• [Written instruction]
Copy the data precisely, character for character, and leave out every picture.

--- Data section ---

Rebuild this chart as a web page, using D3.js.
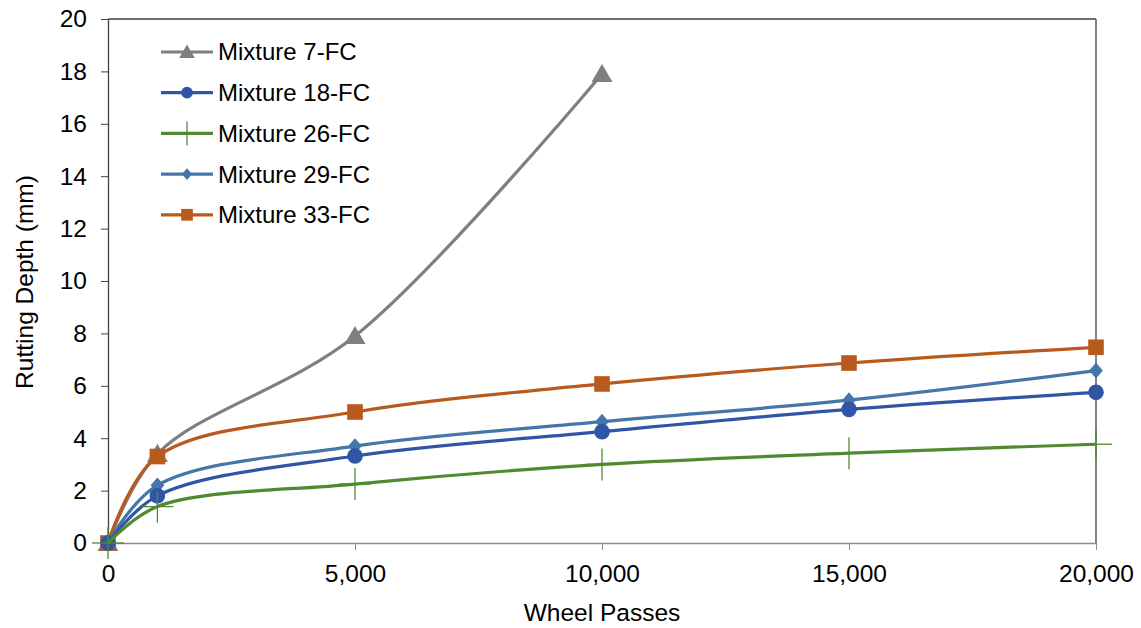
<!DOCTYPE html>
<html><head><meta charset="utf-8">
<script src="https://cdn.jsdelivr.net/npm/d3@7"></script>
<style>body{margin:0;background:#fff;} text{font-family:"Liberation Sans",Arial,sans-serif;fill:#000;}</style>
</head><body>
<svg id="c" width="1141" height="628"></svg>
<script>
const passes = [0, 1000, 5000, 10000, 15000, 20000];
const mix7  = [0, 3.4, 7.9, 17.9, null, null];
const mix18 = [0, 1.8, 3.32, 4.25, 5.1, 5.75];
const mix26 = [0, 1.39, 2.25, 3.0, 3.43, 3.77];
const mix29 = [0, 2.2, 3.7, 4.63, 5.45, 6.58];
const mix33 = [0, 3.3, 5.0, 6.07, 6.87, 7.47];
const seriesNames = ["Mixture 7-FC","Mixture 18-FC","Mixture 26-FC","Mixture 29-FC","Mixture 33-FC"];
const seriesColors = ["#7f7f7f","#2f55a4","#4f8a30","#4477a8","#b85a1d"];
const seriesMarkers = ["triangle","circle","plus","diamond","square"];
const xTicks = [0, 5000, 10000, 15000, 20000];
const yTicks = [0,2,4,6,8,10,12,14,16,18,20];

const allVals = [mix7, mix18, mix26, mix29, mix33];
const svg = d3.select("#c");
const L = 108, R = 1096, T = 19, B = 543;
const x = d3.scaleLinear().domain([0,20000]).range([L,R]);
const y = d3.scaleLinear().domain([0,20]).range([B,T]);
const FS = 24.5;

// frame top/right
svg.append("line").attr("x1",L).attr("x2",R).attr("y1",T).attr("y2",T).attr("stroke","#404040").attr("stroke-width",1.3);
svg.append("line").attr("x1",R).attr("x2",R).attr("y1",T).attr("y2",B).attr("stroke","#404040").attr("stroke-width",1.3);

// x axis
const xa = svg.append("g").attr("transform",`translate(0,${B})`)
  .call(d3.axisBottom(x).tickValues(xTicks).tickSize(7).tickSizeOuter(0).tickFormat(d3.format(",")));
xa.select(".domain").attr("stroke","#8c8c8c").attr("stroke-width",1.3);
xa.selectAll(".tick line").attr("stroke","#8c8c8c");
xa.selectAll("text").attr("font-size",FS).attr("y",22).style("font-family","Liberation Sans, Arial");
// y axis
const ya = svg.append("g").attr("transform",`translate(${L},0)`)
  .call(d3.axisLeft(y).tickValues(yTicks).tickSize(7).tickSizeOuter(0));
ya.select(".domain").attr("stroke","#404040").attr("stroke-width",1.3);
ya.selectAll(".tick line").attr("stroke","#404040");
ya.selectAll("text").attr("font-size",FS).attr("x",-21).style("font-family","Liberation Sans, Arial");

svg.append("text").attr("x",602).attr("y",612).attr("dy","0.35em").attr("text-anchor","middle").attr("font-size",FS).text("Wheel Passes");
svg.append("text").attr("transform","translate(24,282) rotate(-90)").attr("dy","0.35em").attr("text-anchor","middle").attr("font-size",FS).text("Rutting Depth (mm)");

function marker(g, type, cx, cy, color, scale){
  const s = scale||1;
  if(type==="triangle"){
    g.append("path").attr("d",d3.symbol(d3.symbolTriangle, 190*s*s)()).attr("transform",`translate(${cx},${cy+2*s})`).attr("fill",color);
  } else if(type==="circle"){
    g.append("circle").attr("cx",cx).attr("cy",cy).attr("r",7.8*s).attr("fill",color);
  } else if(type==="diamond"){
    g.append("path").attr("d",d3.symbol(d3.symbolDiamond2, 120*s*s)()).attr("transform",`translate(${cx},${cy}) scale(1,1.15)`).attr("fill",color);
  } else if(type==="square"){
    g.append("rect").attr("x",cx-7.8*s).attr("y",cy-7.8*s).attr("width",15.6*s).attr("height",15.6*s).attr("fill",color);
  } else if(type==="plus"){
    g.append("line").attr("x1",cx).attr("x2",cx).attr("y1",cy-16*s).attr("y2",cy+16*s).attr("stroke",color).attr("stroke-width",1.3);
    g.append("line").attr("x1",cx-16*s).attr("x2",cx+16*s).attr("y1",cy).attr("y2",cy).attr("stroke",color).attr("stroke-width",1.3);
  }
}

const line = d3.line().defined(d=>d.v!=null).x(d=>x(d.p)).y(d=>y(d.v)).curve(d3.curveCatmullRom.alpha(0.5));
const order = [0,4,3,1,2];
order.forEach(i=>{
  const data = passes.map((p,k)=>({p, v: allVals[i][k]}));
  const g = svg.append("g");
  g.append("path").datum(data).attr("d",line).attr("fill","none").attr("stroke",seriesColors[i]).attr("stroke-width",3.2);
  data.filter(d=>d.v!=null).forEach(d=>marker(g, seriesMarkers[i], x(d.p), y(d.v), seriesColors[i], 1));
});

// legend
const leg = svg.append("g");
seriesNames.forEach((n,i)=>{
  const cy = 52 + i*40.7;
  leg.append("line").attr("x1",161).attr("x2",213).attr("y1",cy).attr("y2",cy).attr("stroke",seriesColors[i]).attr("stroke-width",3.2);
  marker(leg, seriesMarkers[i], 187, cy, seriesColors[i], 0.75);
  leg.append("text").attr("x",218).attr("y",cy).attr("dy","0.35em").attr("font-size",24).text(n);
});
</script>
</body></html>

---

• [Result of this exercise]
Rebuild this chart as a web page, using D3.js.
<!DOCTYPE html>
<html><head><meta charset="utf-8">
<script src="https://cdn.jsdelivr.net/npm/d3@7"></script>
<style>body{margin:0;background:#fff;} text{font-family:"Liberation Sans",Arial,sans-serif;fill:#000;}</style>
</head><body>
<svg id="c" width="1141" height="628"></svg>
<script>
const passes = [0, 1000, 5000, 10000, 15000, 20000];
const mix7  = [0, 3.4, 7.9, 17.9, null, null];
const mix18 = [0, 1.8, 3.32, 4.25, 5.1, 5.75];
const mix26 = [0, 1.39, 2.25, 3.0, 3.43, 3.77];
const mix29 = [0, 2.2, 3.7, 4.63, 5.45, 6.58];
const mix33 = [0, 3.3, 5.0, 6.07, 6.87, 7.47];
const seriesNames = ["Mixture 7-FC","Mixture 18-FC","Mixture 26-FC","Mixture 29-FC","Mixture 33-FC"];
const seriesColors = ["#7f7f7f","#2f55a4","#4f8a30","#4477a8","#b85a1d"];
const seriesMarkers = ["triangle","circle","plus","diamond","square"];
const xTicks = [0, 5000, 10000, 15000, 20000];
const yTicks = [0,2,4,6,8,10,12,14,16,18,20];

const allVals = [mix7, mix18, mix26, mix29, mix33];
const svg = d3.select("#c");
const L = 108, R = 1096, T = 19, B = 543;
const x = d3.scaleLinear().domain([0,20000]).range([L,R]);
const y = d3.scaleLinear().domain([0,20]).range([B,T]);
const FS = 24.5;

// frame top/right
svg.append("line").attr("x1",L).attr("x2",R).attr("y1",T).attr("y2",T).attr("stroke","#404040").attr("stroke-width",1.3);
svg.append("line").attr("x1",R).attr("x2",R).attr("y1",T).attr("y2",B).attr("stroke","#404040").attr("stroke-width",1.3);

// x axis
const xa = svg.append("g").attr("transform",`translate(0,${B})`)
  .call(d3.axisBottom(x).tickValues(xTicks).tickSize(7).tickSizeOuter(0).tickFormat(d3.format(",")));
xa.select(".domain").attr("stroke","#8c8c8c").attr("stroke-width",1.3);
xa.selectAll(".tick line").attr("stroke","#8c8c8c");
xa.selectAll("text").attr("font-size",FS).attr("y",22).style("font-family","Liberation Sans, Arial");
// y axis
const ya = svg.append("g").attr("transform",`translate(${L},0)`)
  .call(d3.axisLeft(y).tickValues(yTicks).tickSize(7).tickSizeOuter(0));
ya.select(".domain").attr("stroke","#404040").attr("stroke-width",1.3);
ya.selectAll(".tick line").attr("stroke","#404040");
ya.selectAll("text").attr("font-size",FS).attr("x",-21).style("font-family","Liberation Sans, Arial");

svg.append("text").attr("x",602).attr("y",612).attr("dy","0.35em").attr("text-anchor","middle").attr("font-size",FS).text("Wheel Passes");
svg.append("text").attr("transform","translate(24,282) rotate(-90)").attr("dy","0.35em").attr("text-anchor","middle").attr("font-size",FS).text("Rutting Depth (mm)");

function marker(g, type, cx, cy, color, scale){
  const s = scale||1;
  if(type==="triangle"){
    g.append("path").attr("d",d3.symbol(d3.symbolTriangle, 190*s*s)()).attr("transform",`translate(${cx},${cy+2*s})`).attr("fill",color);
  } else if(type==="circle"){
    g.append("circle").attr("cx",cx).attr("cy",cy).attr("r",7.8*s).attr("fill",color);
  } else if(type==="diamond"){
    g.append("path").attr("d",d3.symbol(d3.symbolDiamond2, 120*s*s)()).attr("transform",`translate(${cx},${cy}) scale(1,1.15)`).attr("fill",color);
  } else if(type==="square"){
    g.append("rect").attr("x",cx-7.8*s).attr("y",cy-7.8*s).attr("width",15.6*s).attr("height",15.6*s).attr("fill",color);
  } else if(type==="plus"){
    g.append("line").attr("x1",cx).attr("x2",cx).attr("y1",cy-16*s).attr("y2",cy+16*s).attr("stroke",color).attr("stroke-width",1.3);
    g.append("line").attr("x1",cx-16*s).attr("x2",cx+16*s).attr("y1",cy).attr("y2",cy).attr("stroke",color).attr("stroke-width",1.3);
  }
}

const line = d3.line().defined(d=>d.v!=null).x(d=>x(d.p)).y(d=>y(d.v)).curve(d3.curveCatmullRom.alpha(0.5));
const order = [0,4,3,1,2];
order.forEach(i=>{
  const data = passes.map((p,k)=>({p, v: allVals[i][k]}));
  const g = svg.append("g");
  g.append("path").datum(data).attr("d",line).attr("fill","none").attr("stroke",seriesColors[i]).attr("stroke-width",3.2);
  data.filter(d=>d.v!=null).forEach(d=>marker(g, seriesMarkers[i], x(d.p), y(d.v), seriesColors[i], 1));
});

// legend
const leg = svg.append("g");
seriesNames.forEach((n,i)=>{
  const cy = 52 + i*40.7;
  leg.append("line").attr("x1",161).attr("x2",213).attr("y1",cy).attr("y2",cy).attr("stroke",seriesColors[i]).attr("stroke-width",3.2);
  marker(leg, seriesMarkers[i], 187, cy, seriesColors[i], 0.75);
  leg.append("text").attr("x",218).attr("y",cy).attr("dy","0.35em").attr("font-size",24).text(n);
});
</script>
</body></html>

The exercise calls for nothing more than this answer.